> **Written exercise**:
Write out each line exactly as given. Leave the pictures out of your copy.

━━━━━━━━━━━━━━━━━━━━

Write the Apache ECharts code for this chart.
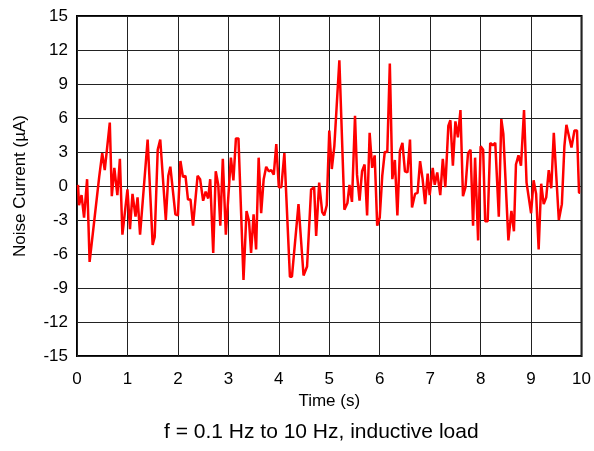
<!DOCTYPE html>
<html><head><meta charset="utf-8">
<script src="https://cdn.jsdelivr.net/npm/echarts@6/dist/echarts.min.js"></script>
<style>html,body{margin:0;padding:0;background:#fff}#c{width:594px;height:451px}</style>
</head><body><div id="c"></div>
<script>
var times = [0.02,0.04,0.09,0.14,0.2,0.25,0.44,0.5,0.55,0.65,0.69,0.74,0.8,0.85,0.9,1.0,1.05,1.1,1.16,1.2,1.25,1.4,1.5,1.54,1.6,1.65,1.76,1.81,1.85,1.95,2.0,2.05,2.1,2.15,2.2,2.25,2.3,2.39,2.44,2.5,2.55,2.6,2.64,2.7,2.75,2.8,2.84,2.89,2.95,3.05,3.1,3.15,3.2,3.3,3.36,3.41,3.45,3.5,3.55,3.6,3.65,3.7,3.75,3.8,3.85,3.9,3.95,4.0,4.05,4.11,4.22,4.26,4.39,4.49,4.56,4.64,4.7,4.74,4.8,4.86,4.9,4.95,5.0,5.05,5.1,5.2,5.3,5.36,5.4,5.45,5.51,5.55,5.6,5.65,5.7,5.75,5.8,5.85,5.9,5.95,6.0,6.05,6.1,6.15,6.2,6.25,6.3,6.35,6.4,6.45,6.5,6.55,6.6,6.64,6.7,6.75,6.8,6.85,6.9,6.95,6.99,7.05,7.09,7.14,7.2,7.25,7.3,7.36,7.4,7.45,7.5,7.55,7.6,7.65,7.7,7.75,7.8,7.85,7.89,7.95,8.0,8.05,8.09,8.14,8.19,8.24,8.29,8.36,8.41,8.45,8.55,8.61,8.66,8.7,8.75,8.8,8.86,8.91,9.0,9.05,9.1,9.15,9.2,9.25,9.3,9.35,9.4,9.45,9.55,9.61,9.66,9.7,9.8,9.86,9.91,9.95,9.97];
var current = [0.1,-1.7,-0.8,-2.8,0.6,-6.7,0.8,2.9,1.4,5.6,-0.9,1.6,-0.8,2.4,-4.3,-0.3,-3.8,-0.7,-2.7,-1.0,-4.3,4.1,-5.2,-4.5,3.2,4.1,-3.0,0.9,1.7,-2.5,-2.6,2.2,0.8,0.9,-1.2,-1.2,-3.5,0.9,0.6,-1.3,-0.5,-1.1,0.6,-5.9,1.3,0.1,-3.5,2.4,-4.3,2.5,0.5,4.2,4.2,-8.3,-2.2,-3.1,-5.9,-2.5,-5.6,2.5,-2.4,0.6,1.7,1.3,1.4,1.0,3.7,-0.1,-0.1,2.9,-8.0,-8.0,-1.6,-7.9,-7.1,-0.3,-0.1,-4.4,0.3,-2.3,-2.6,-1.7,4.9,1.5,3.5,11.1,-2.1,-1.5,0.1,-1.4,6.2,1.0,-1.3,1.3,1.9,-2.6,4.7,1.6,2.7,-3.5,-2.8,0.9,3.0,3.0,10.8,0.6,2.3,-2.6,3.1,3.8,1.3,1.2,4.1,-1.9,-0.7,-0.6,2.2,0.6,-1.6,1.1,-0.8,1.6,0.1,1.2,-0.8,2.4,-0.1,5.3,5.8,1.8,5.7,4.3,6.7,-0.9,-0.1,2.9,3.2,-3.5,2.5,-4.8,3.5,3.2,-3.1,-3.1,3.8,3.6,3.8,-2.7,5.9,4.6,-4.8,-2.2,-4.0,1.9,2.7,1.8,6.7,0.3,-2.4,0.5,-0.7,-5.6,0.2,-1.6,-1.0,1.4,-0.2,4.7,-3.0,-1.6,3.5,5.4,3.4,4.9,4.9,-0.6,-0.6];
var xTicks = [0,1,2,3,4,5,6,7,8,9,10];
var yTicks = [-15,-12,-9,-6,-3,0,3,6,9,12,15];
var xLabel = 'Time (s)';
var yLabel = 'Noise Current (\u00b5A)';
var caption = 'f = 0.1 Hz to 10 Hz, inductive load';

var data = times.map(function(t,i){return [t,current[i]];});
var chart = echarts.init(document.getElementById('c'));
var font = 'Arial, "Liberation Sans", sans-serif';
chart.setOption({
  animation:false,
  grid:{left:77,right:10,top:16,bottom:95,show:true,borderColor:'#000',borderWidth:2,backgroundColor:'transparent'},
  graphic:[{type:'text',left:164,top:422,style:{text:caption,font:'21px Arial, "Liberation Sans", sans-serif',fill:'#000'}}],
  xAxis:{type:'value',min:xTicks[0],max:xTicks[xTicks.length-1],interval:1,
    name:xLabel,nameLocation:'middle',nameGap:37,nameTextStyle:{fontFamily:font,fontSize:17,color:'#000'},
    axisLine:{show:false},axisTick:{show:false},
    axisLabel:{fontFamily:font,fontSize:17,color:'#000',margin:15},
    splitLine:{show:true,lineStyle:{color:'#222',width:1}}},
  yAxis:{type:'value',min:yTicks[0],max:yTicks[yTicks.length-1],interval:3,
    name:yLabel,nameLocation:'middle',nameGap:48,nameTextStyle:{fontFamily:font,fontSize:17,color:'#000'},
    axisLine:{show:false},axisTick:{show:false},
    axisLabel:{fontFamily:font,fontSize:17,color:'#000',margin:9},
    splitLine:{show:true,lineStyle:{color:'#222',width:1}}},
  series:[{type:'line',data:data,showSymbol:false,symbol:'none',
    lineStyle:{color:'#ff0000',width:2.5},itemStyle:{color:'#ff0000'}}]
});
</script></body></html>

━━━━━━━━━━━━━━━━━━━━

> **Correct result**:
Write the Apache ECharts code for this chart.
<!DOCTYPE html>
<html><head><meta charset="utf-8">
<script src="https://cdn.jsdelivr.net/npm/echarts@6/dist/echarts.min.js"></script>
<style>html,body{margin:0;padding:0;background:#fff}#c{width:594px;height:451px}</style>
</head><body><div id="c"></div>
<script>
var times = [0.02,0.04,0.09,0.14,0.2,0.25,0.44,0.5,0.55,0.65,0.69,0.74,0.8,0.85,0.9,1.0,1.05,1.1,1.16,1.2,1.25,1.4,1.5,1.54,1.6,1.65,1.76,1.81,1.85,1.95,2.0,2.05,2.1,2.15,2.2,2.25,2.3,2.39,2.44,2.5,2.55,2.6,2.64,2.7,2.75,2.8,2.84,2.89,2.95,3.05,3.1,3.15,3.2,3.3,3.36,3.41,3.45,3.5,3.55,3.6,3.65,3.7,3.75,3.8,3.85,3.9,3.95,4.0,4.05,4.11,4.22,4.26,4.39,4.49,4.56,4.64,4.7,4.74,4.8,4.86,4.9,4.95,5.0,5.05,5.1,5.2,5.3,5.36,5.4,5.45,5.51,5.55,5.6,5.65,5.7,5.75,5.8,5.85,5.9,5.95,6.0,6.05,6.1,6.15,6.2,6.25,6.3,6.35,6.4,6.45,6.5,6.55,6.6,6.64,6.7,6.75,6.8,6.85,6.9,6.95,6.99,7.05,7.09,7.14,7.2,7.25,7.3,7.36,7.4,7.45,7.5,7.55,7.6,7.65,7.7,7.75,7.8,7.85,7.89,7.95,8.0,8.05,8.09,8.14,8.19,8.24,8.29,8.36,8.41,8.45,8.55,8.61,8.66,8.7,8.75,8.8,8.86,8.91,9.0,9.05,9.1,9.15,9.2,9.25,9.3,9.35,9.4,9.45,9.55,9.61,9.66,9.7,9.8,9.86,9.91,9.95,9.97];
var current = [0.1,-1.7,-0.8,-2.8,0.6,-6.7,0.8,2.9,1.4,5.6,-0.9,1.6,-0.8,2.4,-4.3,-0.3,-3.8,-0.7,-2.7,-1.0,-4.3,4.1,-5.2,-4.5,3.2,4.1,-3.0,0.9,1.7,-2.5,-2.6,2.2,0.8,0.9,-1.2,-1.2,-3.5,0.9,0.6,-1.3,-0.5,-1.1,0.6,-5.9,1.3,0.1,-3.5,2.4,-4.3,2.5,0.5,4.2,4.2,-8.3,-2.2,-3.1,-5.9,-2.5,-5.6,2.5,-2.4,0.6,1.7,1.3,1.4,1.0,3.7,-0.1,-0.1,2.9,-8.0,-8.0,-1.6,-7.9,-7.1,-0.3,-0.1,-4.4,0.3,-2.3,-2.6,-1.7,4.9,1.5,3.5,11.1,-2.1,-1.5,0.1,-1.4,6.2,1.0,-1.3,1.3,1.9,-2.6,4.7,1.6,2.7,-3.5,-2.8,0.9,3.0,3.0,10.8,0.6,2.3,-2.6,3.1,3.8,1.3,1.2,4.1,-1.9,-0.7,-0.6,2.2,0.6,-1.6,1.1,-0.8,1.6,0.1,1.2,-0.8,2.4,-0.1,5.3,5.8,1.8,5.7,4.3,6.7,-0.9,-0.1,2.9,3.2,-3.5,2.5,-4.8,3.5,3.2,-3.1,-3.1,3.8,3.6,3.8,-2.7,5.9,4.6,-4.8,-2.2,-4.0,1.9,2.7,1.8,6.7,0.3,-2.4,0.5,-0.7,-5.6,0.2,-1.6,-1.0,1.4,-0.2,4.7,-3.0,-1.6,3.5,5.4,3.4,4.9,4.9,-0.6,-0.6];
var xTicks = [0,1,2,3,4,5,6,7,8,9,10];
var yTicks = [-15,-12,-9,-6,-3,0,3,6,9,12,15];
var xLabel = 'Time (s)';
var yLabel = 'Noise Current (\u00b5A)';
var caption = 'f = 0.1 Hz to 10 Hz, inductive load';

var data = times.map(function(t,i){return [t,current[i]];});
var chart = echarts.init(document.getElementById('c'));
var font = 'Arial, "Liberation Sans", sans-serif';
chart.setOption({
  animation:false,
  grid:{left:77,right:10,top:16,bottom:95,show:true,borderColor:'#000',borderWidth:2,backgroundColor:'transparent'},
  graphic:[{type:'text',left:164,top:422,style:{text:caption,font:'21px Arial, "Liberation Sans", sans-serif',fill:'#000'}}],
  xAxis:{type:'value',min:xTicks[0],max:xTicks[xTicks.length-1],interval:1,
    name:xLabel,nameLocation:'middle',nameGap:37,nameTextStyle:{fontFamily:font,fontSize:17,color:'#000'},
    axisLine:{show:false},axisTick:{show:false},
    axisLabel:{fontFamily:font,fontSize:17,color:'#000',margin:15},
    splitLine:{show:true,lineStyle:{color:'#222',width:1}}},
  yAxis:{type:'value',min:yTicks[0],max:yTicks[yTicks.length-1],interval:3,
    name:yLabel,nameLocation:'middle',nameGap:48,nameTextStyle:{fontFamily:font,fontSize:17,color:'#000'},
    axisLine:{show:false},axisTick:{show:false},
    axisLabel:{fontFamily:font,fontSize:17,color:'#000',margin:9},
    splitLine:{show:true,lineStyle:{color:'#222',width:1}}},
  series:[{type:'line',data:data,showSymbol:false,symbol:'none',
    lineStyle:{color:'#ff0000',width:2.5},itemStyle:{color:'#ff0000'}}]
});
</script></body></html>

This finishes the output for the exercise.